Garth: We've met? 'Cause I think I'd remember that.
Alt-Michael: Oh, I've spent some time in Dean Winchester's head -- his, um, memories. You were his friend.
Garth: Still am.
Alt-Michael: Makes one of us.

Melanie: You have nothing to fear. Only one in seven volunteers explode when they drink it.
Garth: Russian roulette odds. I like it. [drinks] Sláinte.

Trivia

Jensen Ackles suffered from the flu during filming of this episode. In the last scene he had a temperature of 102.

The parking garage scene, the playing of "Ode to Joy" and being set at Christmastime are fun nods to the 1988 Bruce Willis movie Die Hard. The name of the office building, Hitomi Plaza, is also reminiscent of Nakatomi Plaza, where the majority of Die Hard takes place.

The other werewolf volunteer tells Garth that a friend of his took archangel grace and became immune to silver, meaning that he can only be killed by "the full Ichabod", i.e., decapitation. This is a reference to the character of Ichabod Crane from Washington Irving's short story "The Legend of Sleepy Hollow", which famously features a headless horseman.

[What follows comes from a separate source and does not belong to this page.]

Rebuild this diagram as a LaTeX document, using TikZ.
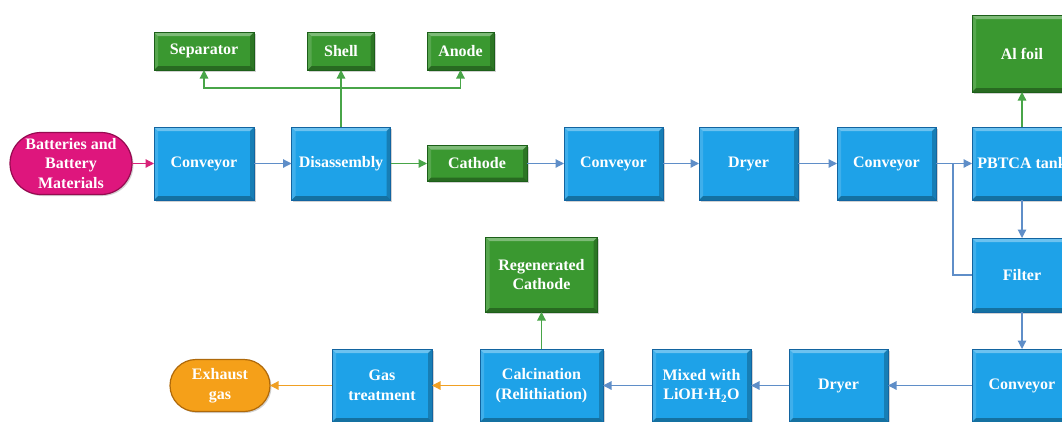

When Sam pulls the map of Missouri up on his laptop, Joplin is shown as being close to Rolla. Joplin is actually located in the southwestern part of the state.
posted by orange swan at 2:01 PM on March 23, 2022


The melting egg effect wasn't entirely convincing, and that was a cheap-looking spear.

Angels can't possess someone without consent, so it doesn't make much sense that Michael could repossess Dean against his will.

Jack eats and sleeps like a human. Castiel doesn't sleep, though he can eat.

It surely would have been better to wait until Jack had his powers back before taking on Michael.